AIM OF THE TASK :: Copy only what lies from the line containing "Reproduce this chart with matplotlib." through the line containing "fig = plt.figure(figsize=(W" in the entries below, keeping both end lines exact and dropping every picture.

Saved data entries
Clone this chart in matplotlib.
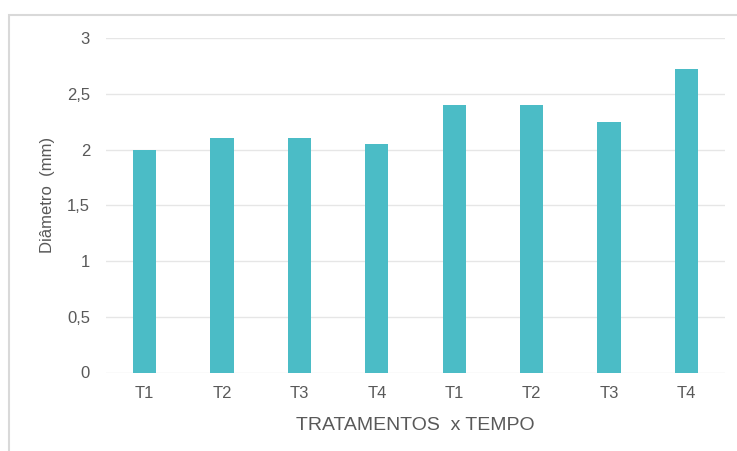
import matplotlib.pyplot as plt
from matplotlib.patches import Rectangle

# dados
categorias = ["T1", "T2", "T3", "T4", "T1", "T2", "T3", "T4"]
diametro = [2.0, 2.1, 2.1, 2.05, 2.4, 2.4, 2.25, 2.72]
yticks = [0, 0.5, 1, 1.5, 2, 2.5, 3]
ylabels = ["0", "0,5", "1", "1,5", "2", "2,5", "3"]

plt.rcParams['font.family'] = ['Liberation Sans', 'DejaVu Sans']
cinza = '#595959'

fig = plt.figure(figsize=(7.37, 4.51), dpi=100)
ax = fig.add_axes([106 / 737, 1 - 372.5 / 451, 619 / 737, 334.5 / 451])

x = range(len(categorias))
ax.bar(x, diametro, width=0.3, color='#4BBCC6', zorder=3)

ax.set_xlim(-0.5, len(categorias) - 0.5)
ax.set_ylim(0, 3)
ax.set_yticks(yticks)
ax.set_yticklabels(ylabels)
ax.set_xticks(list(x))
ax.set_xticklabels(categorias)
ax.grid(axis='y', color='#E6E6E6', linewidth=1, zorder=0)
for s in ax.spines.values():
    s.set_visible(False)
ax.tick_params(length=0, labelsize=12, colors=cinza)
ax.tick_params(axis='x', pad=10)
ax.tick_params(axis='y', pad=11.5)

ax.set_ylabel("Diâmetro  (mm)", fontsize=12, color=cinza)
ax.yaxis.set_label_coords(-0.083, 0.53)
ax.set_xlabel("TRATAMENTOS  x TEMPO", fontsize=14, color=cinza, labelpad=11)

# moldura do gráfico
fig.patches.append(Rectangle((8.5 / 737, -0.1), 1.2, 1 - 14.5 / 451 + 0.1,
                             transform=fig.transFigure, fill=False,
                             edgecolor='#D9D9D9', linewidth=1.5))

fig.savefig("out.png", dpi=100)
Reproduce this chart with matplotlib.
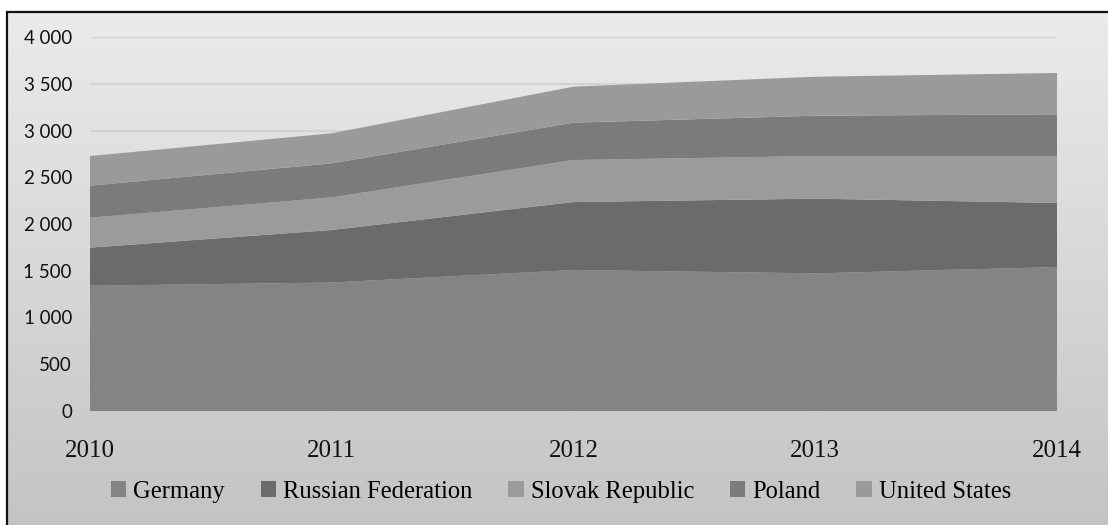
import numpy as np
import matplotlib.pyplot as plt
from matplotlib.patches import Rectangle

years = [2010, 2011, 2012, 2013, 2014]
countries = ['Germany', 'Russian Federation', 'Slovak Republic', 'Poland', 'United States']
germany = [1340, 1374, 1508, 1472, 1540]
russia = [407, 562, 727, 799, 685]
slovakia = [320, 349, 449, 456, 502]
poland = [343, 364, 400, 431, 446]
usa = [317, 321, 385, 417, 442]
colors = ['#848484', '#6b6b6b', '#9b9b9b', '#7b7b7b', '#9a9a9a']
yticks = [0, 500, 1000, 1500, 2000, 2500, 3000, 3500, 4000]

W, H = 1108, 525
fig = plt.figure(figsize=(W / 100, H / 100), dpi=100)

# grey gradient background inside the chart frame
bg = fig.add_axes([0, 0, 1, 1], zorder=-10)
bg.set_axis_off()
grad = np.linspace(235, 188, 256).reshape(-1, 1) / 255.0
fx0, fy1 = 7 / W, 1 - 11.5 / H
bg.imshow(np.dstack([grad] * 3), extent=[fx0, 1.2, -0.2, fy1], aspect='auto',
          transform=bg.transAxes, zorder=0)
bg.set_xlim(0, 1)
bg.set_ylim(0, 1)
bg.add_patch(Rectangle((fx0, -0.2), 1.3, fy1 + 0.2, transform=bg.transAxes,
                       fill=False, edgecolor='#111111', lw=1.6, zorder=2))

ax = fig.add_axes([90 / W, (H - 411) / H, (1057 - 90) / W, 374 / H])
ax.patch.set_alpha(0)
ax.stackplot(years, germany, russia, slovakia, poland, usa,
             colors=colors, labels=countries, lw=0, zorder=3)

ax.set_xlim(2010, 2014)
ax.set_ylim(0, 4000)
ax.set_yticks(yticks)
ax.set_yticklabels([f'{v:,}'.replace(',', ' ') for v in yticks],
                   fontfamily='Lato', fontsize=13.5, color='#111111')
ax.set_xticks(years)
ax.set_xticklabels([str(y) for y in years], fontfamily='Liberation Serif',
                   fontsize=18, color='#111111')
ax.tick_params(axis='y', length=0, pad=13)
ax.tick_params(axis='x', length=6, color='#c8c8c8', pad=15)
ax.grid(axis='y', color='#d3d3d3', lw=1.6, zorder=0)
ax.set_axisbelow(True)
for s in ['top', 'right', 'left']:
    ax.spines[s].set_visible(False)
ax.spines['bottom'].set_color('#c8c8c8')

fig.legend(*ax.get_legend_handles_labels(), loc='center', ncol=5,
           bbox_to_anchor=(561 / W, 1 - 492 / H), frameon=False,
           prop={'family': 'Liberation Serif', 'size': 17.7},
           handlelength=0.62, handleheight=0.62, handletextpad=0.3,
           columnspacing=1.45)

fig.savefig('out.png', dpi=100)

OUTPUT OF THE TASK ::
Reproduce this chart with matplotlib.
import numpy as np
import matplotlib.pyplot as plt
from matplotlib.patches import Rectangle

years = [2010, 2011, 2012, 2013, 2014]
countries = ['Germany', 'Russian Federation', 'Slovak Republic', 'Poland', 'United States']
germany = [1340, 1374, 1508, 1472, 1540]
russia = [407, 562, 727, 799, 685]
slovakia = [320, 349, 449, 456, 502]
poland = [343, 364, 400, 431, 446]
usa = [317, 321, 385, 417, 442]
colors = ['#848484', '#6b6b6b', '#9b9b9b', '#7b7b7b', '#9a9a9a']
yticks = [0, 500, 1000, 1500, 2000, 2500, 3000, 3500, 4000]

W, H = 1108, 525
fig = plt.figure(figsize=(W / 100, H / 100), dpi=100)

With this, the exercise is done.